Here is PROC OPTMODEL code, using the same distance metric as @Ksharp:

proc optmodel;
   set <str> CUSTOMERS;
   num sales {CUSTOMERS};
   num x_c {CUSTOMERS};
   num y_c {CUSTOMERS};
   read data have1 into CUSTOMERS=[customers] sales x_c=x y_c=y;

   set <str> PORTFOLIO_MANAGERS;
   str position {PORTFOLIO_MANAGERS};
   num x_p {PORTFOLIO_MANAGERS};
   num y_p {PORTFOLIO_MANAGERS};
   read data have2 into PORTFOLIO_MANAGERS=[pm] position x_p=x y_p=y;

   set CP_PAIRS = 
      {c in CUSTOMERS, p in PORTFOLIO_MANAGERS: 
      (sales[c] > 50 and position[p] = 'Manager') or (sales[c] <= 50 and position[p] = 'Analyst')};
   num dist {<c,p> in CP_PAIRS} = abs(x_c[c] - x_p[p]) + abs(y_c[c] - y_p[p]);

   var Assign {CP_PAIRS} binary;
   min TotalDistance = sum {<c,p> in CP_PAIRS} dist[c,p] * Assign[c,p];
   con OneManagerPerCustomer {c in CUSTOMERS}:
      sum {<(c),p> in CP_PAIRS} Assign[c,p] = 1;
   con Cardinality {p in PORTFOLIO_MANAGERS}:
      sum {<c,(p)> in CP_PAIRS} Assign[c,p] <= (if position[p] = 'Manager' then 3 else 5);

   solve;
   print Assign;
quit;

SAS Output

Solution Summary
Solver	MILP
Algorithm	Branch and Cut
Objective Function	TotalDistance
Solution Status	Optimal
Objective Value	196

Relative Gap	0
Absolute Gap	0
Primal Infeasibility	0
Bound Infeasibility	0
Integer Infeasibility	0

Best Bound	196
Nodes	0
Iterations	0
Presolve Time	0.00
Solution Time	0.00

Assign
	A	B	C	D
David	0		1
Predy		0		1
Raj		0		1
Riya	1		0
Sam	0		1
Sompa		1		0

RobPratt · Posted 11-08-2016 09:20 AM

I should also point out that your problem decomposes into two completely disjoint problems, according to sales and position. A simple way to exploit that structure is to use the decomposition algorithm to detect and solve the two subproblems in parallel:

   solve with MILP / decomp=(method=concomp);

Ujjawal · Posted 11-15-2016 12:02 PM

Thanks a ton @RobPratt for your solution. At the same time, i apologize for so late reply. Your solution works like a charm on small dataset. I have learnt a lot from your solution as i'm new to PROC OPTMODEL. In my dataset, i have around 30k customers and approx. 700 PMs (including both 'Analyst' and 'Manager'). It throws an error 'Out of memory during solution resolution'. I understand it creates a cartesian product of variables which is quite high. It's using 4 threads during processing. Is there any workaround to fine tune the performance? I can comprimise the solution for making it run. Would you advise any performance tips? To workaround this issue, i have split data into 4 parts based on their region and checking distance within each region separately and later combining all the datasets. But it's not an optimal solution for some of the customers whose location is in the border areas of the region. They might have a nearest distance in the other region. Thanks in anticipation! Any help would be highly appreciated!

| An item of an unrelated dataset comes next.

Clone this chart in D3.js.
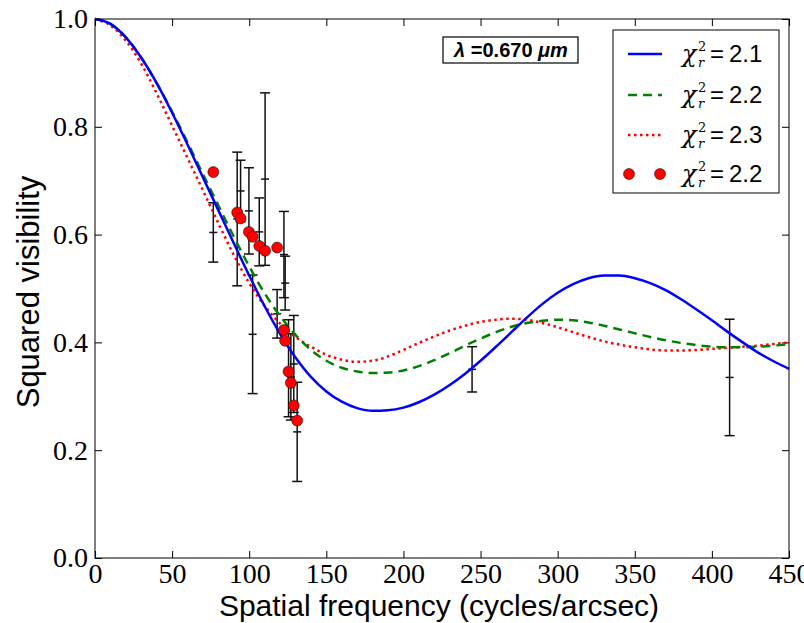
<!DOCTYPE html>
<html>
<head>
<meta charset="utf-8">
<script src="https://cdn.jsdelivr.net/npm/d3@7"></script>
<style>
  body { margin: 0; background: #fff; }
  svg { display: block; }
  .tick text { font-family: "Liberation Serif", serif; font-size: 28px; fill: #000; }
  .tick line { stroke: #000; stroke-width: 1; }
</style>
</head>
<body>
<script>
var w = 804;
var h = 623;
var margin = {top: 19, right: 15, bottom: 65, left: 95};

// model curves (spatial frequency -> squared visibility)
var freq = [0, 10, 20, 30, 40, 50, 60, 70, 80, 90, 100, 110, 120, 130, 140, 150, 160, 170, 180, 190,
  200, 210, 220, 230, 240, 250, 260, 270, 280, 290, 300, 310, 320, 330, 340, 350, 360, 370, 380, 390,
  400, 410, 420, 430, 440, 450];
var blueV = [1.0, 0.991, 0.966, 0.928, 0.881, 0.826, 0.767, 0.706, 0.645, 0.584, 0.524, 0.467, 0.416, 0.372, 0.336, 0.309, 0.29, 0.278, 0.273, 0.274,
  0.279, 0.289, 0.303, 0.321, 0.342, 0.366, 0.392, 0.419, 0.446, 0.471, 0.492, 0.508, 0.519, 0.524, 0.524, 0.519, 0.51, 0.497, 0.48, 0.461,
  0.441, 0.42, 0.4, 0.381, 0.365, 0.351];
var greenV = [1.0, 0.991, 0.966, 0.928, 0.881, 0.828, 0.771, 0.712, 0.654, 0.596, 0.541, 0.491, 0.449, 0.414, 0.386, 0.366, 0.353, 0.346, 0.343, 0.344,
  0.348, 0.356, 0.367, 0.38, 0.394, 0.407, 0.419, 0.429, 0.436, 0.44, 0.442, 0.441, 0.437, 0.431, 0.424, 0.417, 0.41, 0.404, 0.399, 0.395,
  0.392, 0.391, 0.391, 0.392, 0.394, 0.397];
var redV = [1.0, 0.988, 0.96, 0.917, 0.862, 0.802, 0.742, 0.682, 0.621, 0.562, 0.51, 0.468, 0.435, 0.41, 0.392, 0.377, 0.368, 0.364, 0.366, 0.374,
  0.386, 0.399, 0.411, 0.422, 0.431, 0.438, 0.442, 0.444, 0.442, 0.436, 0.428, 0.419, 0.41, 0.402, 0.396, 0.391, 0.387, 0.385, 0.385, 0.386,
  0.388, 0.39, 0.392, 0.394, 0.397, 0.4];

// observations with error bars
var obsFreq = [76.7, 92.2, 94.4, 99.8, 102.2, 106.5, 110.3, 118.1, 122.5, 123.3, 125.5, 127, 128.9, 131.1, 244.5, 411.5];
var obsV = [0.604, 0.629, 0.681, 0.644, 0.415, 0.605, 0.703, 0.453, 0.563, 0.51, 0.352, 0.336, 0.36, 0.234, 0.35, 0.335];
var obsErr = [0.055, 0.124, 0.057, 0.08, 0.11, 0.063, 0.16, 0.045, 0.08, 0.05, 0.09, 0.08, 0.09, 0.092, 0.042, 0.108];

// model values at the observed frequencies (red circles)
var dotFreq = [76.7, 92.2, 94.4, 99.8, 102.2, 106.5, 110.3, 118.1, 122.5, 123.3, 125.5, 127, 128.9, 131.1];
var dotV = [0.716, 0.641, 0.63, 0.605, 0.596, 0.579, 0.57, 0.576, 0.423, 0.403, 0.346, 0.325, 0.283, 0.255];

var xTicks = [0, 50, 100, 150, 200, 250, 300, 350, 400, 450];
var yTicks = [0, 0.2, 0.4, 0.6, 0.8, 1.0];
var legendLabels = ["2.1", "2.2", "2.3", "2.2"];
var lambdaText = "0.670";

var svg = d3.select("body").append("svg")
    .attr("width", w)
    .attr("height", h);

var x = d3.scaleLinear()
  .domain([0, 450])
  .range([margin.left, w - margin.right]);

var y = d3.scaleLinear()
  .domain([0, 1])
  .range([h - margin.bottom, margin.top]);

// axes, ticks pointing inwards on all four sides
svg.append("g")
  .attr("transform", "translate(0," + y(0) + ")")
  .call(d3.axisBottom(x).tickValues(xTicks).tickSize(-7).tickPadding(5).tickFormat(d3.format("d")));
svg.append("g")
  .attr("transform", "translate(0," + y(1) + ")")
  .call(d3.axisTop(x).tickValues(xTicks).tickSize(-7).tickFormat(""));
svg.append("g")
  .attr("transform", "translate(" + x(0) + ",0)")
  .call(d3.axisLeft(y).tickValues(yTicks).tickSize(-7).tickPadding(7).tickFormat(d3.format(".1f")));
svg.append("g")
  .attr("transform", "translate(" + x(450) + ",0)")
  .call(d3.axisRight(y).tickValues(yTicks).tickSize(-7).tickFormat(""));
svg.selectAll(".domain").remove();

// error bars
var bars = svg.append("g").attr("stroke", "#111").attr("stroke-width", 1.5);
obsFreq.forEach(function(f, i) {
  var cx = x(f);
  var lo = y(obsV[i] - obsErr[i]);
  var hi = y(obsV[i] + obsErr[i]);
  bars.append("line").attr("x1", cx).attr("x2", cx).attr("y1", lo).attr("y2", hi);
  bars.append("line").attr("x1", cx - 5).attr("x2", cx + 5).attr("y1", lo).attr("y2", lo);
  bars.append("line").attr("x1", cx - 5).attr("x2", cx + 5).attr("y1", hi).attr("y2", hi);
  bars.append("line").attr("x1", cx - 4).attr("x2", cx + 4).attr("y1", y(obsV[i])).attr("y2", y(obsV[i]));
});

var line = d3.line()
  .x(function(d) { return x(d[0]); })
  .y(function(d) { return y(d[1]); })
  .curve(d3.curveMonotoneX);

var series = [
  {vals: redV, color: "#ff0000", dash: "2.5,3.5"},
  {vals: greenV, color: "#008000", dash: "9,6"},
  {vals: blueV, color: "#0000ff", dash: null}
];
series.forEach(function(s) {
  svg.append("path")
    .datum(d3.zip(freq, s.vals))
    .attr("d", line)
    .attr("fill", "none")
    .attr("stroke", s.color)
    .attr("stroke-width", 2.5)
    .attr("stroke-dasharray", s.dash);
});

svg.append("g").selectAll("circle")
  .data(d3.zip(dotFreq, dotV))
  .enter().append("circle")
  .attr("cx", function(d) { return x(d[0]); })
  .attr("cy", function(d) { return y(d[1]); })
  .attr("r", 5.5)
  .attr("fill", "#ff0000")
  .attr("stroke", "#000")
  .attr("stroke-width", 0.5);

// frame
svg.append("rect")
  .attr("x", x(0)).attr("y", y(1))
  .attr("width", x(450) - x(0)).attr("height", y(0) - y(1))
  .attr("fill", "none").attr("stroke", "#000").attr("stroke-width", 1);

// wavelength box
svg.append("rect")
  .attr("x", 443).attr("y", 37).attr("width", 135).attr("height", 26)
  .attr("fill", "#fff").attr("stroke", "#000").attr("stroke-width", 1.2);
var lt = svg.append("text")
  .attr("x", 511).attr("y", 57)
  .attr("text-anchor", "middle")
  .attr("font-family", "Liberation Sans, sans-serif")
  .attr("font-weight", "bold")
  .attr("font-size", 20);
lt.append("tspan").attr("font-style", "italic").text("λ");
lt.append("tspan").text(" =" + lambdaText + " ");
lt.append("tspan").attr("font-style", "italic").text("μm");

// legend
var lg = svg.append("g");
lg.append("rect")
  .attr("x", 613).attr("y", 30).attr("width", 166).attr("height", 163)
  .attr("fill", "#fff").attr("stroke", "#000").attr("stroke-width", 1);
var rowY = [54, 95, 135, 174];
series.slice().reverse().forEach(function(s, i) {
  lg.append("line")
    .attr("x1", 628).attr("x2", 662)
    .attr("y1", rowY[i]).attr("y2", rowY[i])
    .attr("stroke", s.color).attr("stroke-width", 2.5)
    .attr("stroke-dasharray", s.dash);
});
[629, 660].forEach(function(cx) {
  lg.append("circle").attr("cx", cx).attr("cy", rowY[3]).attr("r", 5.5)
    .attr("fill", "#ff0000").attr("stroke", "#000").attr("stroke-width", 0.5);
});
legendLabels.forEach(function(lab, i) {
  var by = rowY[i] + 8;
  lg.append("text").attr("x", 682).attr("y", by)
    .attr("font-family", "DejaVu Serif, serif").attr("font-style", "italic").attr("font-size", 24)
    .text("χ");
  lg.append("text").attr("x", 698).attr("y", by - 11)
    .attr("font-family", "DejaVu Serif, serif").attr("font-size", 13)
    .text("2");
  lg.append("text").attr("x", 698).attr("y", by + 5)
    .attr("font-family", "DejaVu Serif, serif").attr("font-style", "italic").attr("font-size", 13)
    .text("r");
  lg.append("text").attr("x", 710).attr("y", by)
    .attr("font-family", "Liberation Sans, sans-serif").attr("font-size", 24)
    .text("=");
  lg.append("text").attr("x", 729).attr("y", by)
    .attr("font-family", "Liberation Sans, sans-serif").attr("font-size", 24)
    .text(lab);
});

// axis titles
svg.append("text")
  .attr("x", 439).attr("y", 616)
  .attr("text-anchor", "middle")
  .attr("font-family", "Liberation Sans, sans-serif")
  .attr("font-size", 30)
  .text("Spatial frequency (cycles/arcsec)");
svg.append("text")
  .attr("transform", "translate(39," + 292 + ") rotate(-90)")
  .attr("text-anchor", "middle")
  .attr("font-family", "Liberation Sans, sans-serif")
  .attr("font-size", 31)
  .text("Squared visibility");
</script>
</body>
</html>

RobPratt · Posted 11-15-2016 01:02 PM

The first two things to try are:
1. Use the SAS memsize option to increase the amount of memory available.
2. Split your data into two disjoint parts according to sales and position. Because those two problems are independent, such a split loses no optimality.